Q8 (3 marks): $\angle PRQ = 180 - 50 - 60 = 70^{\circ}$ (∠ sum of $\triangle PQR$) [1]. $\angle QRS = 180 - 70 = 110^{\circ}$ (∠s on str. line, $P, R, S$ collinear) [1]. $\angle RQS = 180 - 110 - 40 = 30^{\circ}$ (∠ sum of $\triangle QRS$) [1].

Stretch Challenge · +25 XP, +10 coins

Truss Bridge Angles

A truss bridge has two triangles side by side, meeting at a vertical strut.

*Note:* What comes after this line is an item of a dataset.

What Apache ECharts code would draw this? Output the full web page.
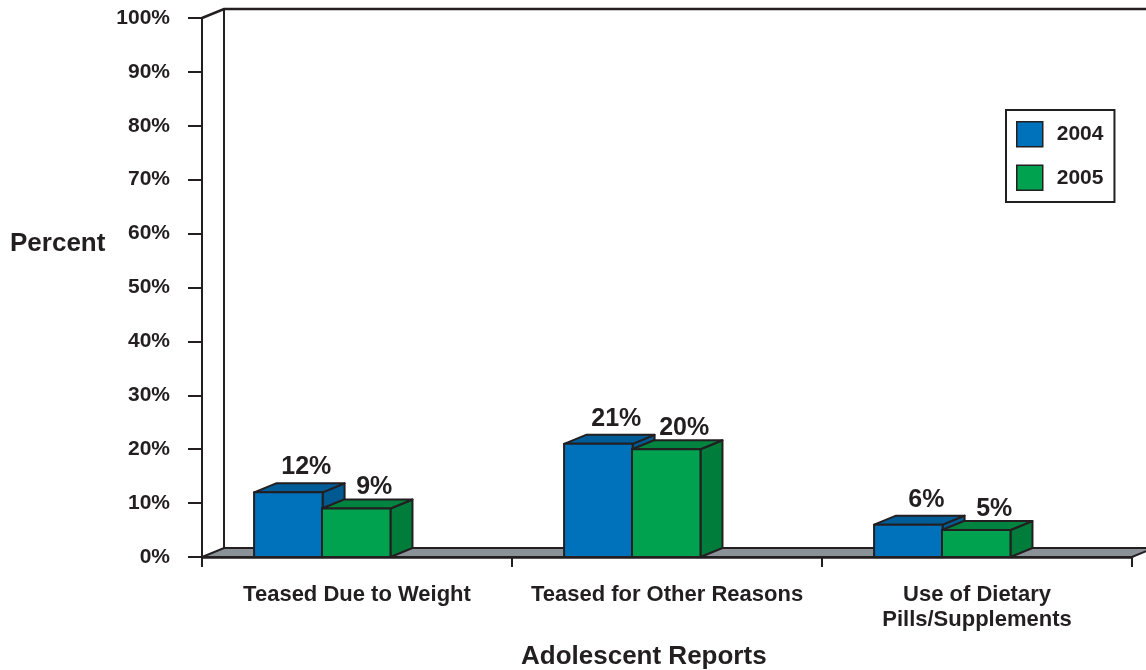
<!DOCTYPE html>
<html>
<head>
<meta charset="utf-8">
<script src="https://cdn.jsdelivr.net/npm/echarts@6/dist/echarts.min.js"></script>
<style>
html,body{margin:0;padding:0;background:#fff;}
#chart{width:1146px;height:670px;}
</style>
</head>
<body>
<div id="chart"></div>
<script>
var categories = ['Teased Due to Weight', 'Teased for Other Reasons', 'Use of Dietary\nPills/Supplements'];
var values2004 = [12, 21, 6];
var values2005 = [9, 20, 5];
var seriesNames = ['2004', '2005'];

var INK = '#231f20';
var FONT = '"Liberation Sans", Arial, sans-serif';
var DX = 22, DY = -9; // depth of the fake 3d

var toData = function(arr) {
	var out = [];
	for (var i = 0; i < arr.length; i++) {
		out.push([i, arr[i]]);
	}
	return out;
};

// one box per data item: front, top, side + value label
var boxRender = function(offsetFrac, colors, labelGap) {
	return function(params, api) {
		var base = api.coord([api.value(0), 0]);
		var tip = api.coord([api.value(0), api.value(1)]);
		var band = api.size([1, 0])[0];
		var w = band * 0.221;
		var x0 = base[0] + band * offsetFrac;
		var ty = tip[1], by = base[1];
		var line = {stroke: INK, lineWidth: 2, lineJoin: 'round'};
		return {
			type: 'group',
			children: [{
				type: 'polygon',
				shape: {points: [[x0 + w, ty], [x0 + w + DX, ty + DY], [x0 + w + DX, by + DY], [x0 + w, by]]},
				style: Object.assign({fill: colors[2]}, line)
			}, {
				type: 'polygon',
				shape: {points: [[x0, ty], [x0 + w, ty], [x0 + w + DX, ty + DY], [x0 + DX, ty + DY]]},
				style: Object.assign({fill: colors[1]}, line)
			}, {
				type: 'rect',
				shape: {x: x0, y: ty, width: w, height: by - ty},
				style: Object.assign({fill: colors[0]}, line)
			}, {
				type: 'text',
				style: {
					text: api.value(1) + '%',
					x: x0 + w / 2 + 18,
					y: ty + DY - labelGap,
					align: 'center',
					verticalAlign: 'middle',
					fontSize: 25,
					fontWeight: 'bold',
					fontFamily: FONT,
					fill: INK
				}
			}]
		};
	};
};

// floor + back wall
var frameRender = function(params, api) {
	var cs = params.coordSys;
	var x = cs.x, y = cs.y, w = cs.width, h = cs.height;
	var right = api.getWidth() + 10;
	return {
		type: 'group',
		children: [{
			type: 'polygon',
			shape: {points: [[x, y + h], [x + w, y + h], [x + w + DX, y + h + DY], [x + DX, y + h + DY]]},
			style: {fill: '#8a9197', stroke: INK, lineWidth: 2}
		}, {
			type: 'polyline',
			shape: {points: [[x, y], [x + DX, y + DY], [right, y + DY]]},
			style: {fill: null, stroke: INK, lineWidth: 2.5}
		}, {
			type: 'line',
			shape: {x1: x + DX, y1: y + DY, x2: x + DX, y2: y + h + DY},
			style: {stroke: INK, lineWidth: 2}
		}]
	};
};

var chart = echarts.init(document.getElementById('chart'));
chart.setOption({
	backgroundColor: '#fff',
	animation: false,
	grid: {left: 202, right: 14, top: 18, bottom: 113},
	legend: {
		data: seriesNames,
		orient: 'vertical',
		left: 1006,
		top: 110,
		padding: [11, 11, 11, 10],
		itemWidth: 26,
		itemHeight: 25,
		itemGap: 17,
		icon: 'rect',
		borderColor: INK,
		borderWidth: 2,
		itemStyle: {borderColor: INK, borderWidth: 1.5},
		textStyle: {fontSize: 21, fontWeight: 'bold', fontFamily: FONT, color: INK, padding: [0, 0, 0, 9]}
	},
	graphic: [{
		type: 'text',
		left: 10,
		top: 231,
		style: {text: 'Percent', fontSize: 26, fontWeight: 'bold', fontFamily: FONT, fill: INK}
	}, {
		type: 'text',
		left: 521,
		top: 644,
		style: {text: 'Adolescent Reports', fontSize: 26, fontWeight: 'bold', fontFamily: FONT, fill: INK}
	}],
	xAxis: {
		type: 'category',
		data: categories,
		axisLine: {lineStyle: {color: INK, width: 2.5}},
		axisTick: {show: true, length: 10, lineStyle: {color: INK, width: 2}},
		axisLabel: {
			interval: 0,
			margin: 25,
			lineHeight: 25,
			fontSize: 22,
			fontWeight: 'bold',
			fontFamily: FONT,
			color: INK
		},
		splitLine: {show: false}
	},
	yAxis: {
		type: 'value',
		min: 0,
		max: 100,
		interval: 10,
		axisLine: {show: true, lineStyle: {color: INK, width: 2}},
		axisTick: {show: true, length: 14, lineStyle: {color: INK, width: 2}},
		axisLabel: {
			formatter: '{value}%',
			margin: 32,
			fontSize: 21,
			fontWeight: 'bold',
			fontFamily: FONT,
			color: INK
		},
		splitLine: {show: false}
	},
	series: [{
		name: 'frame',
		type: 'custom',
		silent: true,
		z: 1,
		renderItem: frameRender,
		data: [[0, 0]]
	}, {
		name: seriesNames[0],
		type: 'custom',
		z: 2,
		itemStyle: {color: '#0072bc'},
		renderItem: boxRender(-0.332, ['#0072bc', '#005d98', '#005a92'], 16),
		encode: {x: 0, y: 1},
		data: toData(values2004)
	}, {
		name: seriesNames[1],
		type: 'custom',
		z: 3,
		itemStyle: {color: '#00a14f'},
		renderItem: boxRender(-0.113, ['#00a14f', '#00843f', '#007d3b'], 12),
		encode: {x: 0, y: 1},
		data: toData(values2005)
	}]
});
</script>
</body>
</html>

The left triangle is isosceles with the bottom side as base; one base angle is $55^{\circ}$. The right triangle shares the strut as one of its sides and has a top-corner angle of $80^{\circ}$. The top vertices of the two triangles lie on a straight horizontal line. Find every angle in both triangles, justifying every step. (Use both isosceles and straight-line reasoning.)

Reveal solution

Left isosceles triangle: both base angles $= 55^{\circ}$ (base ∠s isos.); apex $= 180 - 110 = 70^{\circ}$ (∠ sum of $\triangle$). The apex sits on the straight horizontal top, so the angle the right triangle makes with that horizontal line at the shared apex $= 180 - 70 = 110^{\circ}$ (∠s on str. line). Right triangle: top corner $= 80^{\circ}$ (given). Angle at the shared apex (inside right triangle, between strut and horizontal) $= 180 - 110 = 70^{\circ}$ (∠s on str. line down the strut). Bottom angle $= 180 - 80 - 70 = 30^{\circ}$ (∠ sum of $\triangle$). Check each triangle sums to $180^{\circ}$ ✓

R
Quick Review

Four-step plan

KNOW → WANT → WHICH triangle → rule + reason.

Angle sum

$a + b + c = 180^{\circ}$ in every triangle.

Exterior angle

$e = a + b$ (remote interiors).

Isosceles

Base angles equal; apex $= 180 - 2(\text{base})$.

Algebra

Sum expressions, equate to $180^{\circ}$, solve, sub back.

Two triangles

Each gets its own equation; carry results forward.